2月20日、ウクライナを電撃訪問したアメリカのバイデン大統領とウクライナのゼレンスキー大統領(写真:ロイター/アフロ)

(国際ジャーナリスト・木村正人)

英首相「今こそウクライナへの軍事支援を倍増させる時」

[ロンドン]ウクライナのウォロディミル・ゼレンスキー大統領の盟友ボリス・ジョンソン元英首相に突き上げられているリシ・スナク英首相は18日、ミュンヘン安全保障会議で「戦争に勝つためにはウクライナはもっと大砲や装甲車、防空手段を必要としている。今こそ軍事支援を倍増させる時だ。
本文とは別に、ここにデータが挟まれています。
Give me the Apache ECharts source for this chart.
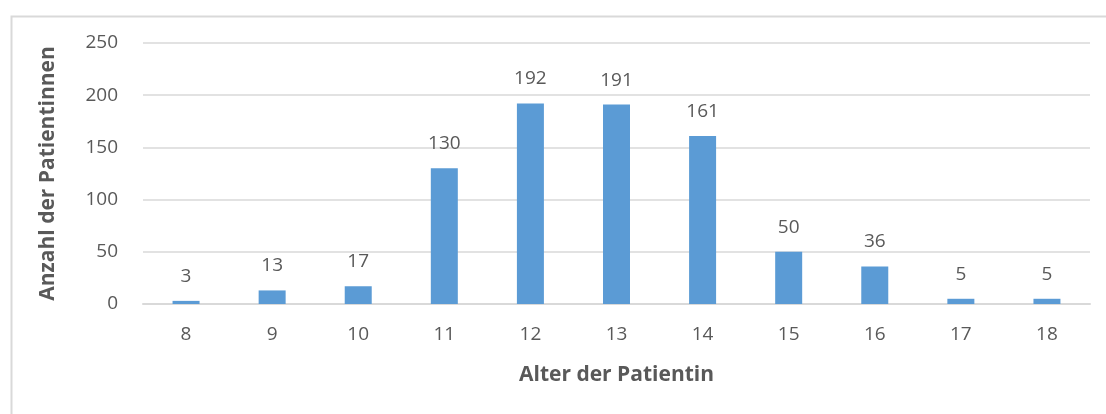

今後数カ月で昨年と同規模の装備を提供する」と演説した。

「日を追うごとにロシア軍は(ウクライナに)さらに大きな痛みと苦しみを与えている。この状況を変えるにはウクライナの勝利しかない。英国は世界で初めてウクライナに戦車を提供し、パイロットと海兵隊員を訓練する国になったばかりだ。長射程の兵器を提供する最初の国になるのもロシアが間違っていることを証明するためだ」

 英紙タイムズは対艦ミサイルのハープーン(射程約240キロメートル)や空中発射巡航ミサイルのストームシャドウ(同約560キロメートル)を含めるべきかどうか話し合いが行われていると報じている。実現すればウクライナ軍がクリミア半島を射程にとらえることができるが、戦争のエスカレートを警戒するバイデン米政権が首を縦に振るかどうか。

 英国政府は6月にロンドンでウクライナ復興会議を主催する。翌7月、リトアニアの首都ビリニュスで開催される北大西洋条約機構(NATO)首脳会議に先立ち、英国は同盟国やパートナーを集めて、ロシアの将来の侵略からウクライナを守ることを支援する新しい安全保障上の憲章をビリニュスで打ち立てることを促したいという。